In the video Vom Kommen und vom Gehen (Coming and Going), 1995, we see pleasure boats in an urban river or harbor cruising back and forth across the width of the screen. Odenbach then overlays ghostly historical footage of forced migrations with boat-lifts of sometimes panicking refugees. At the very end he adds clips of a second type of "cruising": gay men are seen promenading on an abandoned Hudson River pier in the West Village. The men might be perceived as leisurely pursuers of pleasure or as outcasts driven to the edge of civilization, according to the viewer's political, social and sexual sensibilities. As the legendary pier slips into history, closed to cruising during the New York mayor's erotophobic campaigns, so the imagery slips somewhere between Odenbach's vintage and contemporary themes.

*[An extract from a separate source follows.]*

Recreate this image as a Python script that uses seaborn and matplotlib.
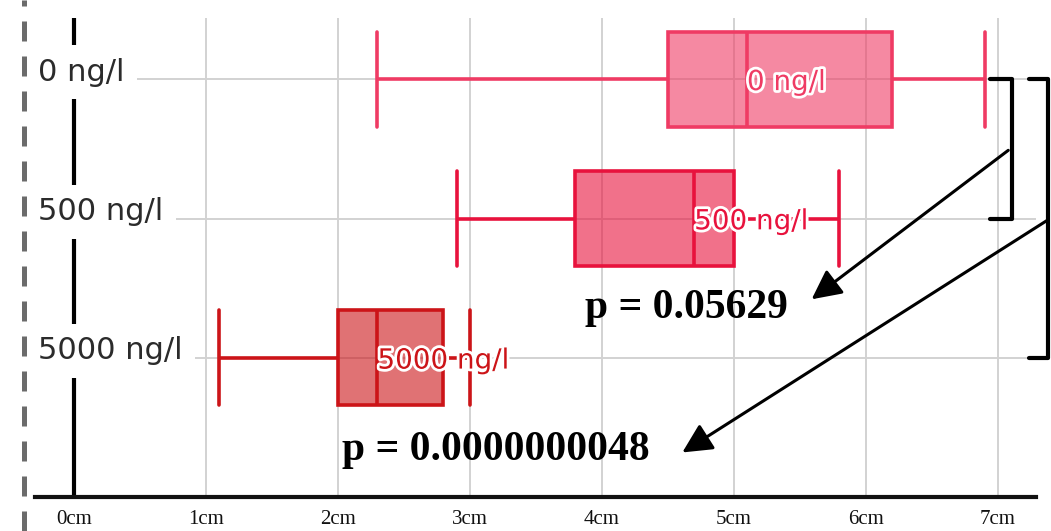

Other pieces explore motion-based effects. Mir hat es den Kopf verdreht (It Turned My Head), 1995, is an anthology of footage of gyrating entities, such as dervishes and a merry-go-round spinning out of control. In Auf den fahrended Zug springen (To Jump from a Moving Train), 1991, images presented on a wedge of six monitors produce the impression of hurtling down the tracks. The central metaphor of motion in both works is intended to convey the difficulty of getting one's bearings in the rush to the end of a tumultuous century.
Works such as these suggest that Odenbach shares his viewers' anxieties about what it means to be alive at this moment. By contrast, a good sense of his humor and sensuality was offered by a concurrent exhibition of 20 years of drawings and notebooks at the Goethe Institute. One drawing of stripes records a fantasy of hiring Daniel Buren to make drapes. In other drawings, Odenbach's fascination with black men's bodies is expressed again and again.
Odenbach, we learn from the drawings if we have not already deduced it from the installations, does not pontificate. If he overloads some of his works with imagery and sensation, it is not to browbeat us but to approximate the sometimes overwhelming nature of contemporary experience, and to direct us to the understanding that our lives do matter.